§ **The problem**
Below is some material; set it all down exactly, apart from the pictures.

'''

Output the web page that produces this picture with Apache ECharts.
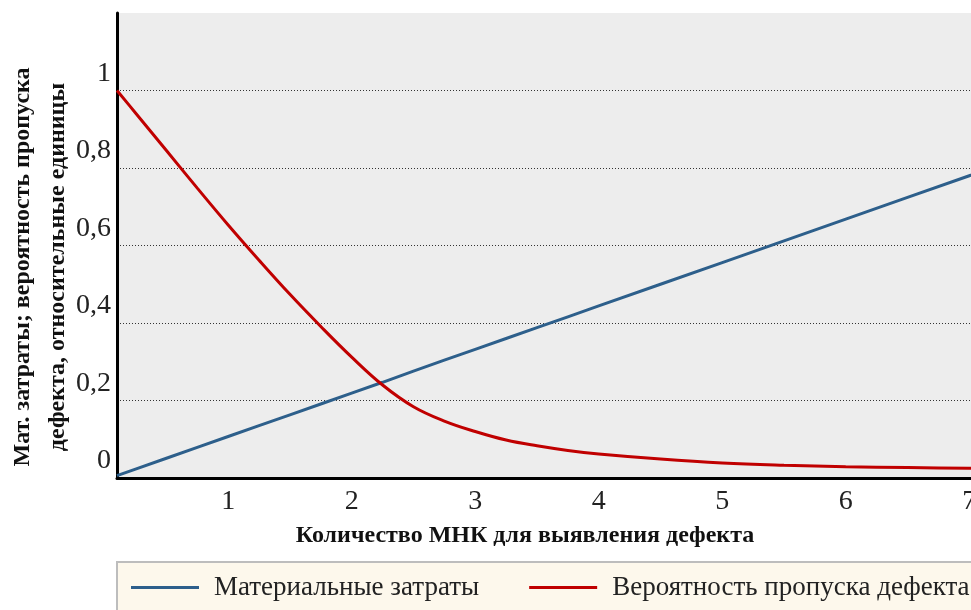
<!DOCTYPE html>
<html><head><meta charset="utf-8">
<script src="https://cdn.jsdelivr.net/npm/echarts@6/dist/echarts.min.js"></script>
<style>html,body{margin:0;padding:0;background:#fff}#c{width:971px;height:610px}</style>
</head><body><div id="c"></div>
<script>
const xValues   = [0.1, 0.25, 0.5, 0.75, 1, 1.25, 1.5, 1.75, 2, 2.25, 2.5, 2.75, 3, 3.25, 3.5, 3.75, 4, 4.5, 5, 5.5, 6, 6.5, 7, 7.2];
const costs     = [0.006, 0.023, 0.051, 0.079, 0.107, 0.135, 0.163, 0.191, 0.219, 0.247, 0.276, 0.304, 0.332, 0.360, 0.388, 0.416, 0.444, 0.500, 0.556, 0.612, 0.668, 0.724, 0.780, 0.802];
const missProb  = [1.0, 0.942, 0.845, 0.748, 0.653, 0.562, 0.474, 0.391, 0.312, 0.240, 0.184, 0.147, 0.120, 0.098, 0.083, 0.071, 0.062, 0.049, 0.039, 0.033, 0.029, 0.027, 0.025, 0.024];
const xTickLabels = [1, 2, 3, 4, 5, 6, 7];
const yTickValues = [0, 0.2, 0.4, 0.6, 0.8, 1];
const seriesNames = ['Материальные затраты', 'Вероятность пропуска дефекта'];
const xTitle = 'Количество МНК для выявления дефекта';
const yTitle = 'Мат. затраты; вероятность пропуска\nдефекта, относительные единицы';

const FONT = '"Liberation Serif", "Times New Roman", serif';
const chart = echarts.init(document.getElementById('c'), null, {renderer: 'canvas'});
const pairs = ys => xValues.map((x, i) => [x, ys[i]]);

chart.setOption({
  animation: false,
  backgroundColor: '#ffffff',
  grid: {
    left: 117, top: 13, width: 877, height: 465,
    outerBoundsMode: 'none', containLabel: false,
    show: true, backgroundColor: '#ededed', borderWidth: 0
  },
  xAxis: {
    type: 'value', min: 0.1, max: 7.2,
    name: xTitle, nameLocation: 'middle', nameGap: 46, nameMoveOverlap: false,
    nameTextStyle: {fontFamily: FONT, fontSize: 24, fontWeight: 'bold', color: '#111', padding: [0, 61, 0, 0]},
    axisLine: {show: true, onZero: false, lineStyle: {color: '#000', width: 3}},
    axisTick: {show: false},
    splitLine: {show: false},
    axisLabel: {
      customValues: xTickLabels, margin: 10,
      fontFamily: FONT, fontSize: 28, color: '#222',
      formatter: v => String(v)
    }
  },
  yAxis: {
    type: 'value', min: 0, max: 1.2, interval: 0.2,
    name: yTitle, nameLocation: 'middle', nameGap: 42, nameRotate: 90, nameMoveOverlap: false,
    nameTextStyle: {fontFamily: FONT, fontSize: 24, fontWeight: 'bold', color: '#111', lineHeight: 35, padding: [0, 43, 0, 0]},
    axisLine: {show: true, lineStyle: {color: '#000', width: 3}},
    axisTick: {show: false},
    splitLine: {show: true, showMaxLine: false, showMinLine: false, lineStyle: {color: '#333', width: 1, type: [1, 2]}},
    axisLabel: {
      margin: 6, verticalAlign: 'bottom', padding: [0, 0, 3, 0],
      fontFamily: FONT, fontSize: 28, color: '#222',
      formatter: v => {
        const r = Math.round(v * 10) / 10;
        return yTickValues.some(t => Math.abs(t - r) < 1e-9) ? String(r).replace('.', ',') : '';
      }
    }
  },
  legend: {
    left: 117, top: 562, width: 1000,
    orient: 'horizontal',
    icon: 'rect', itemWidth: 68, itemHeight: 3, itemGap: 50,
    padding: [12, 14, 30, 14],
    backgroundColor: '#fdf8ec', borderColor: '#bdbdbd', borderWidth: 2,
    textStyle: {fontFamily: FONT, fontSize: 27, color: '#222', padding: [0, 0, 0, 10]},
    data: seriesNames
  },
  series: [
    {
      name: seriesNames[0], type: 'line', data: pairs(costs),
      symbol: 'none', smooth: false,
      lineStyle: {color: '#2d5f8b', width: 3}, itemStyle: {color: '#2d5f8b'}
    },
    {
      name: seriesNames[1], type: 'line', data: pairs(missProb),
      symbol: 'none', smooth: 0.4,
      lineStyle: {color: '#c00000', width: 3}, itemStyle: {color: '#c00000'}
    }
  ]
});
</script>
</body></html>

'''

§ **Output of the exercise**
Output the web page that produces this picture with Apache ECharts.
<!DOCTYPE html>
<html><head><meta charset="utf-8">
<script src="https://cdn.jsdelivr.net/npm/echarts@6/dist/echarts.min.js"></script>
<style>html,body{margin:0;padding:0;background:#fff}#c{width:971px;height:610px}</style>
</head><body><div id="c"></div>
<script>
const xValues   = [0.1, 0.25, 0.5, 0.75, 1, 1.25, 1.5, 1.75, 2, 2.25, 2.5, 2.75, 3, 3.25, 3.5, 3.75, 4, 4.5, 5, 5.5, 6, 6.5, 7, 7.2];
const costs     = [0.006, 0.023, 0.051, 0.079, 0.107, 0.135, 0.163, 0.191, 0.219, 0.247, 0.276, 0.304, 0.332, 0.360, 0.388, 0.416, 0.444, 0.500, 0.556, 0.612, 0.668, 0.724, 0.780, 0.802];
const missProb  = [1.0, 0.942, 0.845, 0.748, 0.653, 0.562, 0.474, 0.391, 0.312, 0.240, 0.184, 0.147, 0.120, 0.098, 0.083, 0.071, 0.062, 0.049, 0.039, 0.033, 0.029, 0.027, 0.025, 0.024];
const xTickLabels = [1, 2, 3, 4, 5, 6, 7];
const yTickValues = [0, 0.2, 0.4, 0.6, 0.8, 1];
const seriesNames = ['Материальные затраты', 'Вероятность пропуска дефекта'];
const xTitle = 'Количество МНК для выявления дефекта';
const yTitle = 'Мат. затраты; вероятность пропуска\nдефекта, относительные единицы';

const FONT = '"Liberation Serif", "Times New Roman", serif';
const chart = echarts.init(document.getElementById('c'), null, {renderer: 'canvas'});
const pairs = ys => xValues.map((x, i) => [x, ys[i]]);

chart.setOption({
  animation: false,
  backgroundColor: '#ffffff',
  grid: {
    left: 117, top: 13, width: 877, height: 465,
    outerBoundsMode: 'none', containLabel: false,
    show: true, backgroundColor: '#ededed', borderWidth: 0
  },
  xAxis: {
    type: 'value', min: 0.1, max: 7.2,
    name: xTitle, nameLocation: 'middle', nameGap: 46, nameMoveOverlap: false,
    nameTextStyle: {fontFamily: FONT, fontSize: 24, fontWeight: 'bold', color: '#111', padding: [0, 61, 0, 0]},
    axisLine: {show: true, onZero: false, lineStyle: {color: '#000', width: 3}},
    axisTick: {show: false},
    splitLine: {show: false},
    axisLabel: {
      customValues: xTickLabels, margin: 10,
      fontFamily: FONT, fontSize: 28, color: '#222',
      formatter: v => String(v)
    }
  },
  yAxis: {
    type: 'value', min: 0, max: 1.2, interval: 0.2,
    name: yTitle, nameLocation: 'middle', nameGap: 42, nameRotate: 90, nameMoveOverlap: false,
    nameTextStyle: {fontFamily: FONT, fontSize: 24, fontWeight: 'bold', color: '#111', lineHeight: 35, padding: [0, 43, 0, 0]},
    axisLine: {show: true, lineStyle: {color: '#000', width: 3}},
    axisTick: {show: false},
    splitLine: {show: true, showMaxLine: false, showMinLine: false, lineStyle: {color: '#333', width: 1, type: [1, 2]}},
    axisLabel: {
      margin: 6, verticalAlign: 'bottom', padding: [0, 0, 3, 0],
      fontFamily: FONT, fontSize: 28, color: '#222',
      formatter: v => {
        const r = Math.round(v * 10) / 10;
        return yTickValues.some(t => Math.abs(t - r) < 1e-9) ? String(r).replace('.', ',') : '';
      }
    }
  },
  legend: {
    left: 117, top: 562, width: 1000,
    orient: 'horizontal',
    icon: 'rect', itemWidth: 68, itemHeight: 3, itemGap: 50,
    padding: [12, 14, 30, 14],
    backgroundColor: '#fdf8ec', borderColor: '#bdbdbd', borderWidth: 2,
    textStyle: {fontFamily: FONT, fontSize: 27, color: '#222', padding: [0, 0, 0, 10]},
    data: seriesNames
  },
  series: [
    {
      name: seriesNames[0], type: 'line', data: pairs(costs),
      symbol: 'none', smooth: false,
      lineStyle: {color: '#2d5f8b', width: 3}, itemStyle: {color: '#2d5f8b'}
    },
    {
      name: seriesNames[1], type: 'line', data: pairs(missProb),
      symbol: 'none', smooth: 0.4,
      lineStyle: {color: '#c00000', width: 3}, itemStyle: {color: '#c00000'}
    }
  ]
});
</script>
</body></html>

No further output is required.